Putin: a explicação erótica

Quem pode resistir àquelas imagens em que Putin aparece em tronco nu, depilado e com uns óculos que parecem ter sido feitos na RDA? 

A invasão russa da Ucrânia está a ser condenada pela maioria das pessoas civilizadas. No entanto, há minoria ruidosa que, com maior ou menor sofisticação, apoia Putin e desvaloriza os seus crimes. A sua lógica assenta na equiparação da vítima ao agressor, no «compreender as motivações», no «sim, mas…». Por muitas imagens de horror que vejam, por mais testemunhos das atrocidades dos soldados russos que ouçam, não se comovem, nem se retratam. Putin é o seu herói.

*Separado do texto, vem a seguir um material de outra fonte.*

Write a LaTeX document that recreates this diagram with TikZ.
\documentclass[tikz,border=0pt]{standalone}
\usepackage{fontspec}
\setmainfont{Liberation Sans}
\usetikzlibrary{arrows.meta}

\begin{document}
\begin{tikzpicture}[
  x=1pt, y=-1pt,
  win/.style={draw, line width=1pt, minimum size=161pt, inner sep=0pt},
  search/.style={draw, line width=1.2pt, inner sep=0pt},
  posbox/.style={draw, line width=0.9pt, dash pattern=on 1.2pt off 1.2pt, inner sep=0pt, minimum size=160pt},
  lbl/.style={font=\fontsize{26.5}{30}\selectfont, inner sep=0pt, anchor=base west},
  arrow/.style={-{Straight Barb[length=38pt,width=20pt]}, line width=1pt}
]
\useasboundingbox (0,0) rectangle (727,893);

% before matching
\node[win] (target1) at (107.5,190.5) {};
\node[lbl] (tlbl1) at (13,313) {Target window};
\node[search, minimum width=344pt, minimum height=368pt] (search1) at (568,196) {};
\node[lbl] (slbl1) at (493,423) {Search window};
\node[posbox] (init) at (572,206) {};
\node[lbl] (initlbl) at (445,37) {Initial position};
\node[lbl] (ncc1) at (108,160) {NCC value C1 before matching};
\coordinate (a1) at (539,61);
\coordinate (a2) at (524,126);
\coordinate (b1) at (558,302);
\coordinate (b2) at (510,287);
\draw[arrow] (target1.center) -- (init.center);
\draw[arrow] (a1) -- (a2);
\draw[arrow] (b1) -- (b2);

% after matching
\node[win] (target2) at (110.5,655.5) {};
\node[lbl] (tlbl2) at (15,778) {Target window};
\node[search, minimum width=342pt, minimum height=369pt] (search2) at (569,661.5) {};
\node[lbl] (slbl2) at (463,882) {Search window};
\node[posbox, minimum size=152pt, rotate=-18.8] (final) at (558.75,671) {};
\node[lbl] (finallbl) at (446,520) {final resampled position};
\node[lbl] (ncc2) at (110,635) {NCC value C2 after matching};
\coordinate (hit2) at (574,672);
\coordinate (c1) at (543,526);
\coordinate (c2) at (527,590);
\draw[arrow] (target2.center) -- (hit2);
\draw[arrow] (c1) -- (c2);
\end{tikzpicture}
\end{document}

Tal posição não surpreende ninguém quando vinda de gente ligada a partidos que apoiam ditaduras e sonham com o fim da democracia burguesa. Mas já se torna difícil de entender quando é subscrita por pessoas que sempre levantaram a voz contra a guerra e defenderam a liberdade. 

Ora só encontro uma explicação para este comportamento paradoxal: estes senhores e estas senhoras estão apaixonados por Putin. O que é perfeitamente compreensível, pois ele é um dos homens mais charmosos do mundo.

Quem pode resistir àquelas imagens em que Putin aparece em tronco nu, depilado e com uns óculos que parecem ter sido feitos na RDA? Quem pode resistir ao seu andar de pato marreco, à sua voz monocórdica e ao seu olhar glacial? Quem pode resistir às suas bochechas inchadas de botox e princípios de calvície? Quem pode, enfim, não desejar umas férias nas Maldivas com Putin?

Até eu, que sou heterossexual (enquanto for possível), quase não resisto quando vejo o homem sentado na sua mesa quilométrica a ameaçar o Ocidente. Paul Newman, Tom Cruise, Zezé Camarinha– que hipóteses poderiam ter estes galãs ao lado de Putin? Dizem que as mulheres russas são as mais bonitas do mundo, mas o que vale uma Svetlana com um metro e oitenta, loira de olhos azuis e corpo escultórico, ao lado do nosso pequeno Vladimir? Putin é realmente irresistível. Indirectamente, devido a paixões suicidas, já matou mais homens e mulheres não correspondidos do que outros civis durantes as suas guerras.

É portanto provável que uma vaga de paixão putiana esteja a assolar os corações de muitos comentadores e militares. Assim como eu uma vez sonhei com uma tenista russa, também eles poderão estar a ter sonhos com Putin. E ei-los a passear a cavalo com Putin pelas estepes, em tronco nu e com vontade de tirar o resto da roupa, rumo a um antigo Gulag onde se submeteriam à experiência de serem dominados pelo ditador rastejando às suas ordens pelo solo, levando umas palmadas no rabo e, para os mais ousados, chamando-lhe Padrinho.

Hoje, é normal casar apaixonadamente num dia e, no outro, querer mudar de sexo, desejar meter os vizinhos na cama ou enamorar-se por Homer Simpson. São experiências de autodescoberta da personalidade enriquecedoras do ser humano. E eles e elas, «num solitário andar por entre a gente», dão ais por Putin. 

Camões cantou ainda que «amor é fogo que arde sem se ver». E assim, mesmo sendo o homem tão gelado, queimam-se-lhes os dedos quando escrevem ternamente o seu nome em crónicas de justificação da barbárie.

Há, porém, um sério problema para estes apaixonados: Putin não os (as) ama. Je t’aime moi non plus. Por mais cartas românticas que escrevam nos jornais, o coração de Putin pertence a uma antiga ginasta russa e aos oligarcas. Temo, pois, que ante este amor não correspondido possa haver uma vaga de suicídios semelhante à dos seguidores do Templo do Povo na Guiana.